Ryan, a 17-year House veteran, will be the youngest House speaker since Rep. James Blaine, R-Maine, who was 39 when he was speaker in 1869.

GOP lawmakers tabbed Ryan as leader the same day the House planned to approve a bipartisan budget deal that congressional leaders struck with President Barack Obama after weeks of secret negotiations.

That pact would authorize government borrowing to pay its bills and set overall defense and domestic spending limits for the next two years. The Senate seemed likely to give it final congressional approval in a few days.

Enactment of the package would eliminate the chance of an economically disastrous government default next week and decrease the odds of a December federal shutdown.

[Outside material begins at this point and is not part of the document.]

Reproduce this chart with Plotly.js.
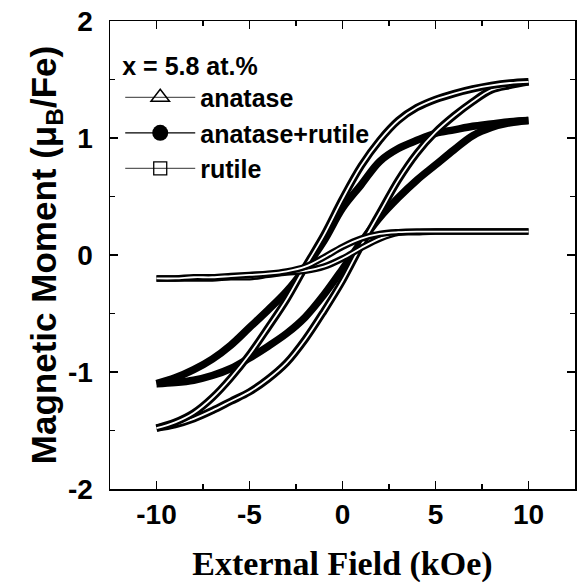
<!DOCTYPE html>
<html>
<head>
<meta charset="utf-8">
<script src="https://cdn.plot.ly/plotly-3.0.1.min.js"></script>
<style>html,body{margin:0;padding:0;background:#fff;}#chart{width:579px;height:583px;}</style>
</head>
<body>
<div id="chart"></div>
<script>
// External field (kOe): ascending branch (-10 -> 10) and descending branch (10 -> -10)
const fieldAsc  = [-10,-9,-8,-7,-6,-5,-4,-3,-2,-1,0,1,2,3,4,5,6,7,8,9,10];
const fieldDesc = [10,9,8,7,6,5,4,3,2,1,0,-1,-2,-3,-4,-5,-6,-7,-8,-9,-10];

// Magnetic moment (muB/Fe)
const anataseAsc  = [-1.48,-1.45,-1.40,-1.33,-1.25,-1.17,-1.06,-0.92,-0.72,-0.48,-0.22,0.08,0.36,0.64,0.87,1.05,1.19,1.31,1.41,1.45,1.48];
const anataseDesc = [1.48,1.47,1.45,1.42,1.38,1.33,1.26,1.15,0.98,0.76,0.48,0.17,-0.10,-0.38,-0.62,-0.85,-1.05,-1.22,-1.35,-1.43,-1.48];

const mixedAsc  = [-1.10,-1.09,-1.07,-1.03,-0.97,-0.88,-0.78,-0.67,-0.53,-0.34,-0.12,0.11,0.32,0.49,0.64,0.77,0.90,1.02,1.09,1.13,1.15];
const mixedDesc = [1.15,1.14,1.12,1.10,1.07,1.04,0.98,0.91,0.80,0.60,0.40,0.12,-0.11,-0.31,-0.47,-0.62,-0.77,-0.89,-0.98,-1.05,-1.10];

const rutileAsc  = [-0.20,-0.20,-0.20,-0.20,-0.19,-0.19,-0.17,-0.15,-0.135,-0.10,-0.03,0.06,0.14,0.19,0.195,0.20,0.20,0.20,0.20,0.20,0.20];
const rutileDesc = [0.20,0.20,0.20,0.20,0.20,0.20,0.20,0.195,0.18,0.14,0.07,-0.02,-0.10,-0.14,-0.16,-0.17,-0.18,-0.19,-0.19,-0.20,-0.20];

const seriesNames = ['anatase','anatase+rutile','rutile'];
const legendTitle = 'x = 5.8 at.%';

const xTickVals = [-10,-5,0,5,10];
const xTickText = ['-10','-5','0','5','10'];
const yTickVals = [-2,-1,0,1,2];
const yTickText = ['-2','-1','0','1','2'];

function band(x, y, w, color) {
  return {x: x, y: y, type: 'scatter', mode: 'lines', showlegend: false, hoverinfo: 'skip',
          line: {color: color, width: w, shape: 'spline', smoothing: 1}};
}

const traces = [];
// anatase+rutile : solid band (filled circles)
traces.push(band(fieldAsc, mixedAsc, 7.5, '#000'));
traces.push(band(fieldDesc, mixedDesc, 7.5, '#000'));
// anatase : open triangles -> outlined band
traces.push(band(fieldAsc, anataseAsc, 7.5, '#000'));
traces.push(band(fieldAsc, anataseAsc, 1.8, '#fff'));
traces.push(band(fieldDesc, anataseDesc, 7.5, '#000'));
traces.push(band(fieldDesc, anataseDesc, 1.8, '#fff'));
// rutile : open squares -> outlined band
traces.push(band(fieldAsc, rutileAsc, 6.5, '#000'));
traces.push(band(fieldAsc, rutileAsc, 1.8, '#fff'));
traces.push(band(fieldDesc, rutileDesc, 6.5, '#000'));
traces.push(band(fieldDesc, rutileDesc, 1.8, '#fff'));

// legend entries
traces.push({x:[null], y:[null], type:'scatter', mode:'lines+markers', name: seriesNames[0],
  line:{color:'#333', width:1}, marker:{symbol:'triangle-up-open', size:16, color:'#000', line:{width:1.5, color:'#000'}}});
traces.push({x:[null], y:[null], type:'scatter', mode:'lines+markers', name: seriesNames[1],
  line:{color:'#000', width:1.2}, marker:{symbol:'circle', size:16, color:'#000'}});
traces.push({x:[null], y:[null], type:'scatter', mode:'lines+markers', name: seriesNames[2],
  line:{color:'#333', width:1}, marker:{symbol:'square-open', size:13, color:'#000', line:{width:1.3, color:'#000'}}});

const tickFont = {family: 'Liberation Sans, Arial, sans-serif', size: 28, color: '#000', weight: 'bold'};
const legFont = {family: 'Liberation Sans, Arial, sans-serif', size: 25, color: '#000', weight: 'bold'};

const layout = {
  width: 579, height: 583,
  margin: {l: 110, r: 4, t: 21, b: 94},
  paper_bgcolor: '#fff', plot_bgcolor: '#fff',
  showlegend: true,
  legend: {
    x: 0.022, y: 0.955, xanchor: 'left', yanchor: 'top',
    bgcolor: 'rgba(0,0,0,0)', borderwidth: 0,
    itemwidth: 70, tracegroupgap: 0,
    font: legFont,
    title: {text: legendTitle, font: legFont}
  },
  xaxis: {
    range: [-12.5, 12.5], showgrid: false, zeroline: false,
    showline: true, linecolor: '#000', linewidth: 1.5, mirror: 'ticks',
    ticks: 'inside', ticklen: 8, tickwidth: 1.5, tickcolor: '#000',
    tickmode: 'array', tickvals: xTickVals, ticktext: xTickText,
    tickfont: tickFont, ticklabelstandoff: 0,
    minor: {dtick: 2.5, ticks: 'inside', ticklen: 5, tickwidth: 1.2, tickcolor: '#000', showgrid: false},
    title: {text: 'External Field (kOe)', standoff: 24,
      font: {family: 'Liberation Serif, Times New Roman, serif', size: 34, color: '#000', weight: 'bold'}}
  },
  yaxis: {
    range: [-2, 2], showgrid: false, zeroline: false,
    showline: true, linecolor: '#000', linewidth: 1.5, mirror: 'ticks',
    ticks: 'inside', ticklen: 8, tickwidth: 1.5, tickcolor: '#000',
    tickmode: 'array', tickvals: yTickVals, ticktext: yTickText,
    tickfont: tickFont, ticklabelstandoff: 10,
    minor: {dtick: 0.5, ticks: 'inside', ticklen: 5, tickwidth: 1.2, tickcolor: '#000', showgrid: false},
    title: {text: 'Magnetic Moment (μ<sub>B</sub>/Fe)', standoff: 0,
      font: {family: 'Liberation Sans, Arial, sans-serif', size: 35, color: '#000', weight: 'bold'}}
  }
};

Plotly.newPlot('chart', traces, layout, {staticPlot: true, displayModeBar: false});
</script>
</body>
</html>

Top Republicans are intent on avoiding those clashes for fear of damaging voters’ views of the party in the run-up to next year’s presidential and congressional elections.

Boehner’s departure — and the derailing of his expected successor, Majority Leader Kevin McCarthy, R-Calif. — were prompted by hostility from hard-line conservatives, including several dozen who comprise the House Freedom Caucus. Most of that group’s members said they would back Ryan, but he has a history of compromising on some issues with Democrats and their relationship seems certain to be tested in the months ahead.

Boehner has a conservative voting record, but he ran afoul of the Freedom Caucus over his penchant for occasionally striking deals with Obama and their resentment of punishment leaders inflicted on GOP lawmakers who defied him.